EB:Right. Do the normal, day-to-day things.
VV:You can do even normal things in a very abnormal way. So it's always a challenge and it's always an adventure if you make it one.
EB:Well, being in bands since you were a teenager, your whole development of what normal life is has definitely been a different challenge than for the average person.
VV:It's different, it's not better, it's not worse. It's a lot of traveling. I'm really glad that I'm blessed with the opportunity of traveling and having this way of life, spending all this time with my band mates who I grew up with. That's a luxury a lot of bands don't have.
EB:You've said before that writing albums can be really disastrous, emotionally. How do you pull yourself up and stay grounded after making a record? It's a very intense way to live and it can be very manic. No wonder it destroys so many young artists, both personally and in their relationships with other people.
VV:Well, you know, I'm not a quitter. So when you wake up and you're walking out and it's raining and feels like R. Kelly sitting on top of a cloud and peeing on you…
EB:[Laughs]
VV:When you feel miserable and all that, you feel vengeful. I do feel that life is a challenge. It is a pain in the ass and if you're fucked up it makes it easier. I'm not fucked up anymore so I feel very challenged about everything now.

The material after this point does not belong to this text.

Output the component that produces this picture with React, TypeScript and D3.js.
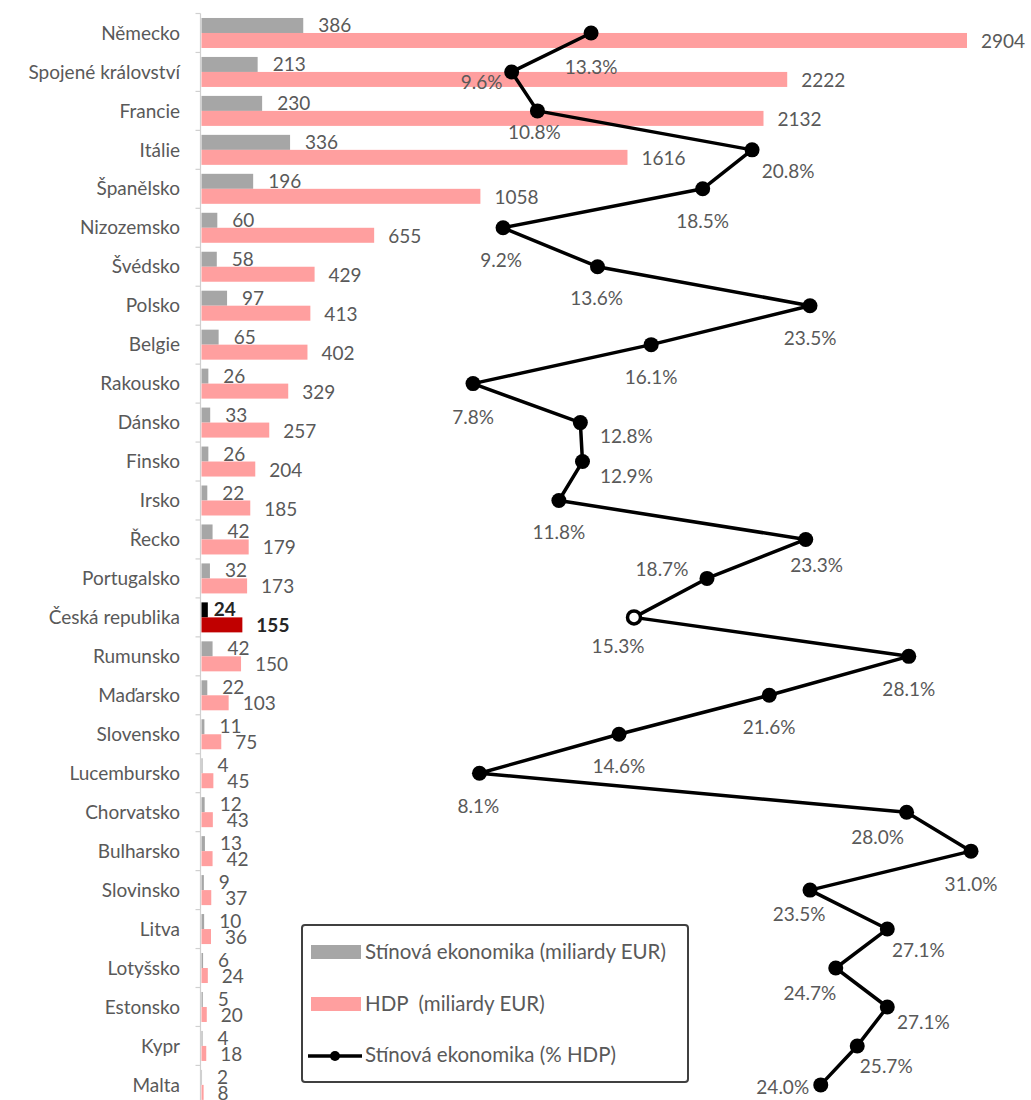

EB:Alcohol is an amazing filter.
VV:Yeah it is. It kind of happened with me not thinking about it. There's just a tremendous amount of partying available. When you're touring in a band there's always a cause for celebrating after a good gig, or if you fucked up a gig there's always a reason to get shit-faced because you feel bad about it. There's always a reason, so it was perfect for me to be in a position where I was shitting and vomiting blood. But now I've gone through that and now even thinking about a pint of beer makes me feel nauseous. I had to walk that line. I went to the doctors and they said I had to go to the ER. I said, "No I can't because I've got to do a couple of interviews" [laughs]. So I was that, before I got the blood tests and everything back.
EB:Literally, the press was becoming the death of you, you can't do that.
VV:**** no, man. I tried.
EB:If you throw up after this interview I'm going to be really, really upset.
VV:[Laughs] Fair enough, fair enough. They said I've got either I've got to stop drinking and calm myself down or it's going to be heart failure next. You know, it's a lonely life being sober, missing all my bar friends and everything, here on my own playing acoustic guitar, playing forlorn love songs, trying to pray to the Devil to get myself a new loved one to write some songs for. Unfortunately for me, I wasn't able to drink or party in moderation. My last bender lasted more than two years, getting fucked up every single day. It's not healthy but obviously it's a way of life. You get a different social scene and you care about different things, based on the idea that you're not happy with yourself or you're not feeling comfortable with yourself so you just want to numb the pain by using something whether it's legal or illegal. I just had vengeance in me and was pointing my middle finger up toward the cloud where R. Kelly was pissing on top of me [laughs].